- Born: 5 June 1987 (age 37) Rome, Lazio, Italy
- Years active: 2007–0000

= Giorgia Rossi =

Italian journalist and television presenter (born 1987)

Giorgia Rossi (born 5 June 1987) is an Italian journalist and television presenter.

== Biography ==
Rossi was born in Rome on 5 June 1987. She studied in the Liceo scientifico and then at Jurisprudence, without completing her studies. She later enrolled as a publicist in the Lazio order of journalists, and at the age of 20 began to work for the thematic channel Roma Channel. She moved first to Sky, then to Rai Sport. From October 2013, she worked for Mediaset as a correspondent for the television program Tiki-Taka.

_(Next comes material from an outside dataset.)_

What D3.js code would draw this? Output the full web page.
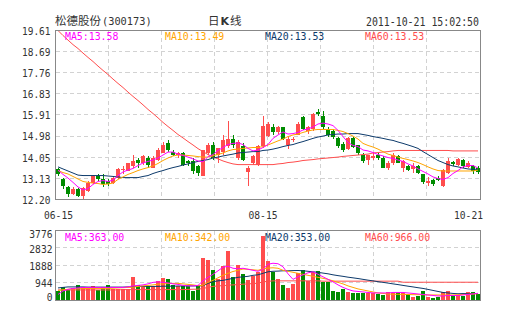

Later she worked for Studio Sport, and finally the management of the pre and post-match UEFA Champions League on Mediaset Premium and that of Domenica Premium, a program that broadcasts Serie A matches on Premium Sport every Sunday morning.

Rossi led the pre and post-match of the 2018 FIFA World Cup on Mediaset and she was a regular guest on the Balalaika – Dalla Russia col pallone program. From 2019, she led "Pressing Champions League" on Italia 1, and from January 2020 she led "Pressing Serie A" on Rete 4. In June 2021, she left Mediaset joining DAZN.